Drinks and nightlife: figure $500 to $1,400 total if bottle service or a nightclub table is part of one or two nights, since table minimums on a busy weekend can run into the thousands split across a small group.
Shows: premium seating for a top residency or a Sphere concert can run $200 to $500 a ticket, so budget $400 to $900 total if you are catching two shows.
Gambling stake: this should reflect real bankroll rather than a formula, but $900 to $3,000 or more across the trip is the realistic range at higher limits.
Transport: plan on $150 to $400 total for a private car service across the trip instead of standard rideshare pickup.
Total for a High-Roller 3 day trip: roughly $3,650 to $8,500, and it climbs quickly depending on how much time is spent at the tables.
Per Day Summary
Spread across 3 days, Budget tier averages roughly $195 to $265 a day, Mid-Range averages roughly $465 to $635 a day, and High-Roller averages roughly $1,215 to $2,835 a day, all before flights. This is noticeably lower per day than a 2 day trip at every tier, since fixed costs like airport transfers and the one splurge meal get spread across more days.
Where the Money Actually Goes
On a 3 day trip, the hotel and resort fee usually make up 25 to 35 percent of the total budget, food and drinks together another 30 to 35 percent, and shows plus gambling split the remaining third fairly evenly. That balance is a big part of why 3 days feels like the most efficient trip length, no single category dominates the way the room does on a 2 day trip.
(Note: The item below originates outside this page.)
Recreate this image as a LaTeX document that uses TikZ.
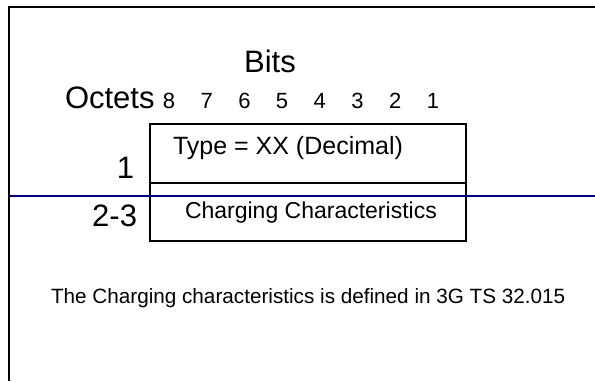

Compare that to a 5 day trip, where resort fees and parking compound into a noticeably bigger share of the total, or a 2 day trip, where the room alone can eat close to half the budget. Three days sits right in the middle, long enough to spread fixed costs out but short enough that food fatigue and diminishing gambling returns have not fully set in yet.
Tips for a 3 Day Trip Specifically
Build in one true recovery block. The single biggest mistake on a 3 day trip is scheduling something every hour of every day. Give yourself a slow morning by the pool or a late start on day two so the two nights out actually feel like a highlight instead of a blur.
Split your gambling stake into two sessions instead of one. A 3 day trip has room for this, and it protects the budget from one cold table wiping out the whole allowance in an hour.
Diversify where you eat. Three days is exactly long enough that eating at big Strip restaurants every single meal gets both expensive and repetitive. Mix in one off-Strip or downtown meal, it is usually cheaper and often better.
Compare notes against a shorter or longer trip before you lock the budget in. If your dates are still flexible, it is worth checking the 2 day and 4 day numbers side by side, since the per-day cost swings more than people expect between adjacent trip lengths.
David X Las Vegas earns a commission on bookings made through this link, at no extra cost to you. It never changes my honest take.
Frequently asked
Is 3 days enough for Las Vegas?
Yes, and it is the most common trip length for a reason. Three days covers two real nights out, a couple of shows or attractions, and a genuine slow moment without the food fatigue or budget strain a longer trip can bring.
How much should I budget per day for a 3 day Vegas trip?
Expect roughly $200 to $265 a day on a Budget tier trip, $465 to $635 a day Mid-Range, and $1,200 or more a day on a High-Roller trip, not counting flights.
What is the biggest expense on a 3 day Vegas trip?
The hotel and its resort fee is almost always the single largest line item, especially once you add parking if you have a car. Gambling and nightlife can outpace it, but only if you choose to spend big there.